**Problem**
Skip all pictures. Write out the data below from its first line through the line that contains "SX, SY = 15.3, 91.5".

★ ★ ★ ★

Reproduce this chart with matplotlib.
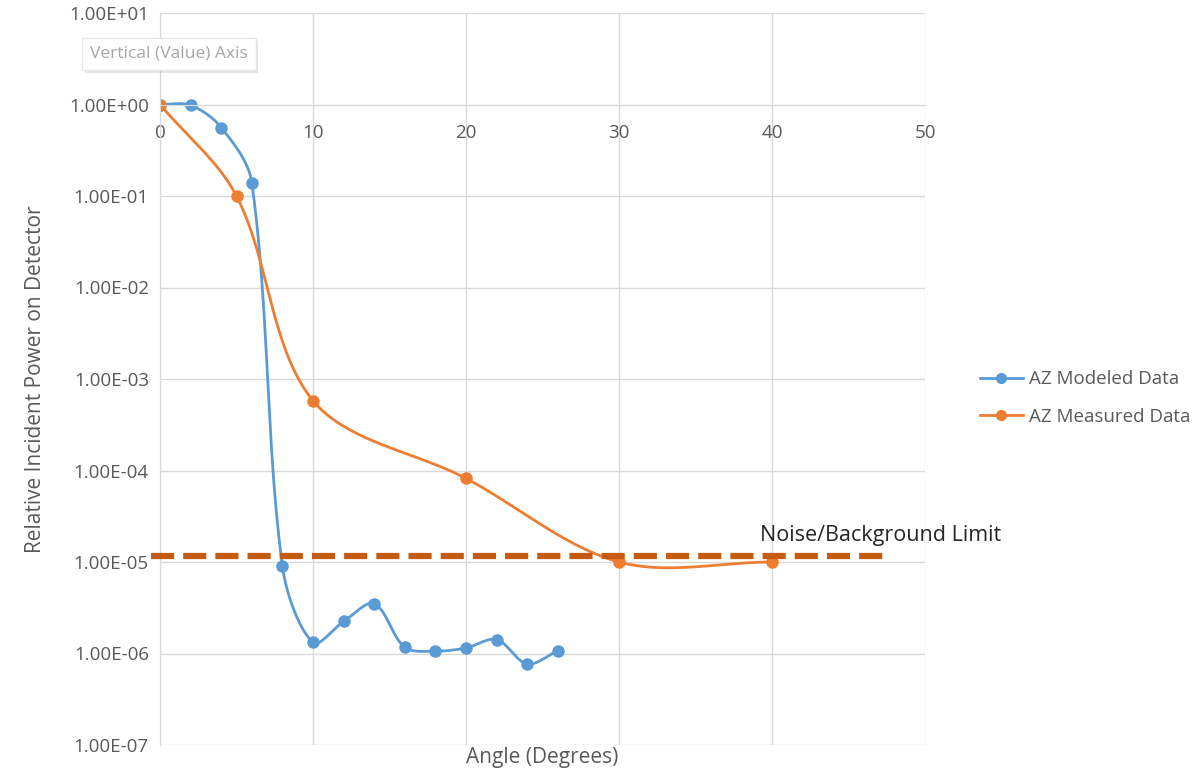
import numpy as np
import matplotlib.pyplot as plt
import matplotlib.patheffects as pe
from matplotlib.ticker import FixedLocator, FuncFormatter

# data
mod_angle = [0, 2, 4, 6, 8, 10, 12, 14, 16, 18, 20, 22, 24, 26]
mod_power = [1.0, 0.98, 0.56, 0.14, 9.0e-6, 1.32e-6, 2.24e-6, 3.5e-6,
             1.17e-6, 1.06e-6, 1.15e-6, 1.42e-6, 0.77e-6, 1.07e-6]
meas_angle = [0, 5, 10, 20, 30, 40]
meas_power = [1.0, 0.1, 5.8e-4, 8.2e-5, 1.0e-5, 1.0e-5]
noise_level = 1.15e-5
noise_span = [-0.6, 47.6]
y_ticks = [1e-7, 1e-6, 1e-5, 1e-4, 1e-3, 1e-2, 1e-1, 1e0, 1e1]
x_ticks = [0, 10, 20, 30, 40, 50]

BLUE = '#5B9BD5'
ORANGE = '#ED7D31'
DARK_ORANGE = '#C55A11'
GRID = '#D9D9D9'
TXT = '#595959'

plt.rcParams['font.family'] = ['Open Sans', 'DejaVu Sans']

# rough pixel scale of the plot, used so the smoothing behaves like Excel's
SX, SY = 15.3, 91.5


def smooth(xs, ys, n=40):
    # bezier smoothing in screen-like space (x, log10 y), arms weighted by segment length
    p = np.column_stack([np.asarray(xs, float) * SX, np.log10(ys) * SY])
    m = len(p)
    outx, outy = [], []
    t = np.linspace(0, 1, n)[:, None]
    fwd, bwd = [], []
    for i in range(m):
        a = p[max(i - 1, 0)]
        b = p[min(i + 1, m - 1)]
        dp = np.hypot(*(p[i] - a))
        dn = np.hypot(*(b - p[i]))
        tot = dp + dn if dp + dn > 0 else 1
        fwd.append(p[i] + (b - a) * dn / tot / 3)
        bwd.append(p[i] - (b - a) * dp / tot / 3)
    for i in range(m - 1):
        p0, c1, c2, p3 = p[i], fwd[i], bwd[i + 1], p[i + 1]
        bz = (1 - t) ** 3 * p0 + 3 * (1 - t) ** 2 * t * c1 + 3 * (1 - t) * t ** 2 * c2 + t ** 3 * p3
        outx.extend(bz[:, 0] / SX)
        outy.extend(bz[:, 1] / SY)
    return np.array(outx), 10 ** np.array(outy)


fig = plt.figure(figsize=(12.01, 7.80), dpi=100)
ax = fig.add_axes([160 / 1201, 1 - 745 / 780, 765 / 1201, 732 / 780])
ax.set_yscale('log')
ax.set_xlim(0, 50)
ax.set_ylim(1e-7, 1e1)

ax.yaxis.set_major_locator(FixedLocator(y_ticks))
ax.yaxis.set_minor_locator(FixedLocator([]))
ax.yaxis.set_major_formatter(FuncFormatter(lambda v, p: '%.2E' % v))
ax.xaxis.set_major_locator(FixedLocator(x_ticks))
ax.grid(True, color=GRID, linewidth=1)
ax.set_axisbelow(True)

for s in ['top', 'right']:
    ax.spines[s].set_visible(False)
ax.spines['bottom'].set_position(('data', 1))
ax.spines['bottom'].set_color(GRID)
ax.spines['left'].set_color(GRID)
ax.tick_params(length=0, labelsize=13.5, labelcolor=TXT)
ax.tick_params(axis='x', pad=14)
ax.tick_params(axis='y', pad=8)

sx, sy = smooth(mod_angle, mod_power)
ax.plot(sx, sy, color=BLUE, linewidth=2)
ax.plot(mod_angle, mod_power, 'o', color=BLUE, markersize=8, label='AZ Modeled Data')
sx, sy = smooth(meas_angle, meas_power)
ax.plot(sx, sy, color=ORANGE, linewidth=2)
ax.plot(meas_angle, meas_power, 'o', color=ORANGE, markersize=8)

ax.plot(noise_span, [noise_level, noise_level], color=DARK_ORANGE, linewidth=4.5,
        dashes=(3.7, 1.45), clip_on=False, zorder=5)
ax.text(39.2, 1.5e-5, 'Noise/Background Limit', fontsize=15.5, color='#262626', va='bottom')

ax.set_xlabel('Angle (Degrees)', fontsize=15, color=TXT)
ax.xaxis.set_label_coords(0.5, -0.003)
ax.set_ylabel('Relative Incident Power on Detector', fontsize=15, color=TXT)
ax.yaxis.set_label_coords(-0.149, 0.5)

h1, = ax.plot([], [], '-o', color=BLUE, linewidth=2, markersize=7)
h2, = ax.plot([], [], '-o', color=ORANGE, linewidth=2, markersize=7)
fig.legend([h1, h2], ['AZ Modeled Data', 'AZ Measured Data'], loc='center left',
           bbox_to_anchor=(963 / 1201, 1 - 398 / 780), frameon=False, fontsize=13.5,
           labelcolor=TXT, labelspacing=1.05, handlelength=2.3, handletextpad=0.3)

# the chart-tooltip box left in the screenshot
tip = fig.text(90 / 1201, 1 - 54 / 780, 'Vertical (Value) Axis', fontsize=12.5, color='#A6A6A6',
               va='center', bbox=dict(boxstyle='square,pad=0.45', facecolor='white',
                                      edgecolor='#E6E6E6'))
tip.get_bbox_patch().set_path_effects([pe.SimplePatchShadow(offset=(2, -2), alpha=0.15),
                                       pe.Normal()])

fig.savefig('out.png', dpi=100)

★ ★ ★ ★

**Worked solution**
Reproduce this chart with matplotlib.
import numpy as np
import matplotlib.pyplot as plt
import matplotlib.patheffects as pe
from matplotlib.ticker import FixedLocator, FuncFormatter

# data
mod_angle = [0, 2, 4, 6, 8, 10, 12, 14, 16, 18, 20, 22, 24, 26]
mod_power = [1.0, 0.98, 0.56, 0.14, 9.0e-6, 1.32e-6, 2.24e-6, 3.5e-6,
             1.17e-6, 1.06e-6, 1.15e-6, 1.42e-6, 0.77e-6, 1.07e-6]
meas_angle = [0, 5, 10, 20, 30, 40]
meas_power = [1.0, 0.1, 5.8e-4, 8.2e-5, 1.0e-5, 1.0e-5]
noise_level = 1.15e-5
noise_span = [-0.6, 47.6]
y_ticks = [1e-7, 1e-6, 1e-5, 1e-4, 1e-3, 1e-2, 1e-1, 1e0, 1e1]
x_ticks = [0, 10, 20, 30, 40, 50]

BLUE = '#5B9BD5'
ORANGE = '#ED7D31'
DARK_ORANGE = '#C55A11'
GRID = '#D9D9D9'
TXT = '#595959'

plt.rcParams['font.family'] = ['Open Sans', 'DejaVu Sans']

# rough pixel scale of the plot, used so the smoothing behaves like Excel's
SX, SY = 15.3, 91.5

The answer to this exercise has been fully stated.